A two-part, video-based lesson plan that integrates teacher-led group activities and individual exercises. The key principles include social-emotional learning, active learning, gamification, metacognitive theory, and scaffolding.

The following graph illustrates how each step in the learning journey supports targeted performance outcomes.

Process

1️. Performance Analysis

According to effective public speaking, the goal of a presentation is to influence the audience’s perspective or emotions through an engaging delivery of information and ideas. To master body language, a speaker must develop the following competencies:

  1. Content Knowledge and Emotional Awareness: Thoroughly understanding the content being presented, including both the informational and emotional impacts intended for the audience.

  2. Body Language Understanding: Knowing the meanings and emotional connotations that different body languages convey.

  3. Confidence and Familiarity for Application: Being comfortable and confident to use body languages in group settings.

2. Learner Analysis

Through observations of student presentation recordings and interviews with the teacher, I identified four key performance gaps:

  1. Lack of Content Familiarity: Limited clarity with the information and emotions they aim to convey.

  2. Lack of Body Language Knowledge: Unfamiliarity with different body language cues and how they influence the audience's perception.

  3. Lack of Self-awareness: Limited awareness of their appearance and performance on stage due to perspective constraints.

  4. Lack of Confidence: Emotional barriers such as fear of making mistakes or receiving negative feedback from peers.

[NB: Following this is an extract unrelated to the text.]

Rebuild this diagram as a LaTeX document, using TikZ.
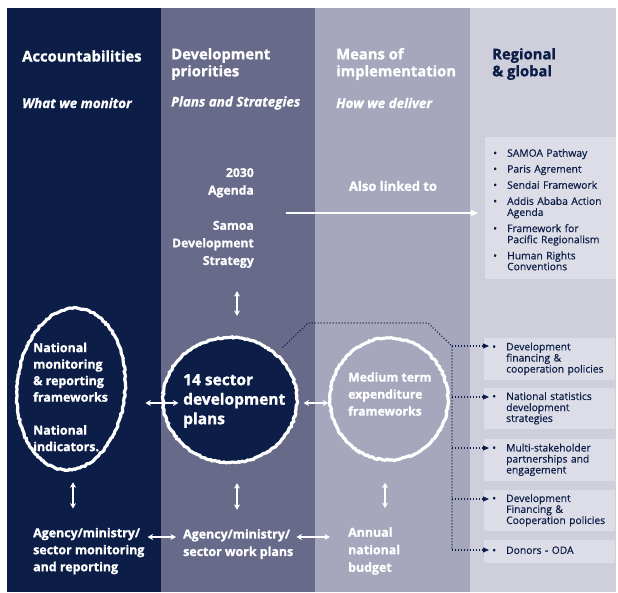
\documentclass[tikz,border=0pt]{standalone}
\usepackage{fontspec}
\setmainfont{Open Sans}[BoldFeatures={FakeBold=1.2},BoldItalicFeatures={FakeBold=1.2}]
\newfontfamily\listfont{Open Sans}[FakeBold=0.5]
\usetikzlibrary{shapes.geometric,arrows.meta,decorations.pathmorphing}
\definecolor{navy}{RGB}{12,30,72}
\definecolor{colB}{RGB}{104,106,138}
\definecolor{colC}{RGB}{166,167,188}
\definecolor{colD}{RGB}{207,207,220}
\definecolor{boxc}{RGB}{221,221,231}
\newcommand\bl{\textbullet}
\begin{document}
\begin{tikzpicture}[x=1pt,y=-1pt,
  hd/.style={text=white, font=\bfseries\fontsize{14.8}{17}\selectfont, align=left, anchor=west, inner sep=0pt},
  sub/.style={text=white, font=\bfseries\itshape\fontsize{13.4}{15}\selectfont, anchor=west, inner sep=0pt},
  body/.style={text=white, font=\bfseries\fontsize{12.4}{16.5}\selectfont, align=left, anchor=west, inner sep=0pt},
  ring/.style={ellipse, draw=white, line width=3.2pt, inner sep=0pt, decorate, decoration={random steps, segment length=2pt, amplitude=0.7pt}},
  warrow/.style={white, line width=1.3pt, {Stealth[length=5.5pt,width=6pt]}-{Stealth[length=5.5pt,width=6pt]}},
  dotline/.style={navy, line width=1.1pt, dash pattern=on 1.1pt off 1.9pt},
  dotarrow/.style={dotline, -{Triangle[length=6pt,width=5pt]}},
  listbox/.style={fill=boxc, text=navy, font=\listfont\fontsize{10.3}{10.9}\selectfont, anchor=north west, text width=115pt, inner xsep=8pt, inner ysep=0pt, align=left}
]
\useasboundingbox (0,0) rectangle (618,593);
\fill[white] (0,0) rectangle (618,593);
\fill[navy] (7,8) rectangle (161,592);
\fill[colB] (161,8) rectangle (315,592);
\fill[colC] (315,8) rectangle (470,592);
\fill[colD] (470,8) rectangle (616,592);

% helper coordinates
\coordinate (r403) at (0,403);
\coordinate (r537) at (0,537);
\coordinate (r213) at (0,213);
\coordinate (x73) at (73,0);
\coordinate (x237) at (237,0);
\coordinate (x385) at (385,0);

% headers
\node[hd] (h1) at (22,56) {Accountabilities};
\node[hd] (h2) at (171,64) {Development\\priorities};
\node[hd] (h3) at (336,64) {Means of\\implementation};
\node[hd, text=navy] (h4) at (492,64) {Regional\\\& global};
\node[sub] (s1) at (22,103) {What we monitor};
\node[sub] (s2) at (171,103) {Plans and Strategies};
\node[sub] (s3) at (336,103) {How we deliver};

% rings
\node[ring, rotate=-5, minimum width=108pt, minimum height=162pt] (e1) at (71,389) {};
\node[ring, fill=navy, minimum width=134pt, minimum height=125pt] (c2) at (230,400) {};
\node[ring, minimum width=118pt, minimum height=122pt] (c3) at (389,399) {};

% texts
\node[body] (e1t) at (33,397) {National\\monitoring\\\& reporting\\frameworks\\[16.5pt]National\\indicators.};
\node[body, font=\bfseries\fontsize{15.5}{19.5}\selectfont] (c2t) at (183,401) {14 sector\\development\\plans};
\node[body, font=\bfseries\fontsize{12.2}{17}\selectfont] (c3t) at (348,394) {Medium term\\expenditure\\frameworks};
\node[body, align=right, anchor=east, font=\bfseries\fontsize{12.2}{17.6}\selectfont] (s2030) at (254,218) {2030\\Agenda\\[17.6pt]Samoa\\Development\\Strategy};
\node[body, anchor=center, font=\bfseries\fontsize{13}{15}\selectfont] (alt) at (393,186) {Also linked to};
\node[body, font=\bfseries\fontsize{12.4}{17}\selectfont] (b1) at (33,551) {Agency/ministry/\\sector monitoring\\and reporting};
\node[body, font=\bfseries\fontsize{12.4}{17.5}\selectfont] (b2) at (183,544) {Agency/ministry/\\sector work plans};
\node[body, font=\bfseries\fontsize{12.4}{17.5}\selectfont] (b3) at (348,551) {Annual\\national\\budget};

% list boxes
\node[listbox, minimum height=142pt] (g1) at (485,137) {\noindent\raisebox{-3pt}[\height][\depth]{\begin{tabular}{@{}p{14pt}@{}l@{}}
\bl & SAMOA Pathway\\[5pt]
\bl & Paris Agrement\\[5pt]
\bl & Sendai Framework\\[5pt]
\bl & Addis Ababa Action\\ & Agenda\\[5pt]
\bl & Framework for\\ & Pacific Regionalism\\[5pt]
\bl & Human Rights\\ & Conventions
\end{tabular}}};
\node[listbox, minimum height=42pt] (bA) at (484,338) {\noindent\begin{tabular}{@{}p{14pt}@{}l@{}}
\bl & Development\\ & financing \&\\ & cooperation policies\end{tabular}};
\node[listbox, minimum height=41pt] (bB) at (484,388) {\noindent\begin{tabular}{@{}p{14pt}@{}l@{}}
\bl & National statistics\\ & development\\ & strategies\end{tabular}};
\node[listbox, minimum height=42pt] (bC) at (484,439) {\noindent\begin{tabular}{@{}p{14pt}@{}l@{}}
\bl & Multi-stakeholder\\ & partnerships and\\ & engagement\end{tabular}};
\node[listbox, minimum height=41pt] (bD) at (484,490) {\noindent\begin{tabular}{@{}p{14pt}@{}l@{}}
\bl & Development\\ & Financing \&\\ & Cooperation policies\end{tabular}};
\node[listbox, minimum height=23pt] (bE) at (484,540) {\noindent\begin{tabular}{@{}p{14pt}@{}l@{}}
\bl & Donors - ODA\end{tabular}};

% white arrows
\draw[warrow, shorten <=19pt, shorten >=-17pt] (e1.east |- r403) -- (c2.west |- r403);
\draw[warrow, shorten <=5pt, shorten >=0pt] (c2.east |- r403) -- (c3.west |- r403);
\draw[warrow, shorten <=11pt, shorten >=19pt] (e1.south -| x73) -- (x73 |- b1.north);
\draw[warrow, shorten <=19pt, shorten >=19pt] (c2.south -| x237) -- (x237 |- b2.north);
\draw[warrow, shorten <=21pt, shorten >=19pt] (c3.south -| x385) -- (x385 |- b3.north);
\draw[warrow, shorten <=23pt, shorten >=20pt] (x237 |- s2030.south) -- (x237 |- c2.north);
\draw[warrow, shorten <=3pt, shorten >=7pt] (b1.east |- r537) -- (b2.west |- r537);
\draw[warrow, shorten <=3pt, shorten >=18pt] (b2.east |- r537) -- (b3.west |- r537);
\draw[white, line width=1.5pt, -{Triangle[length=7pt,width=6pt]}, shorten <=32pt, shorten >=7pt] (s2030.east |- r213) -- (g1.west |- r213);

% dotted connectors
\coordinate (jA) at (452,346);
\coordinate (jB) at (452,397);
\coordinate (jC) at (452,448);
\coordinate (jD) at (452,499);
\coordinate (jE) at (452,550);
\coordinate (tA) at (489,346);
\coordinate (tB) at (489,397);
\coordinate (tC) at (489,448);
\coordinate (tD) at (489,499);
\coordinate (tE) at (489,550);
\draw[dotline, shorten <=8pt] (c2.45) -- (308,323) -- (428,323) -- (jA) -- (jE);
\draw[dotarrow] (jA) -- (tA);
\draw[dotarrow] (jB) -- (tB);
\draw[dotarrow] (jC) -- (tC);
\draw[dotarrow] (jD) -- (tD);
\draw[dotarrow] (jE) -- (tE);
\end{tikzpicture}
\end{document}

3. Learning Target Analysis

To bridge the gaps, I identified the learning targets using the Schwartz & Hartman Wheel, a framework that matches learning objectives, instructional strategies, and assessment methods with performance categories for effective design.

To achieve the main skill gain, I further broke it down into three sub-targets:

  1. Discernment: Differentiate between various types of body language.

  2. Explanation: Understand the communicative effects of different body languages, and develop familiarity with their content and stage performance.

  3. Attitude: Build confidence in using body language in presentation.

4. Assessment Methods Analysis

Using the Schwartz Wheel, I created focused assessments targeting each of the learning goals:

  1. Formative assessment for Discernment -- Noticing: Assess students' ability to identify and recognize different poses and gestures displayed by public speakers.

  2. Formative assessment for Explanation -- Inference: Evaluate students' capability to interpret the meanings behind different gestures and connect them to their own content.

  3. Formative explanation for Attitude -- Manner: Measure the extent to which students exhibit confident manners in using body language

  4. Summative explanation for Skill -- Performance: An overall evaluation of students' proficiency in applying their knowledge of appropriate body language during formal presentations

5. Summary

The following graph summarizes how different parts of the analysis connect and how they contribute to effective learning experience design collectively.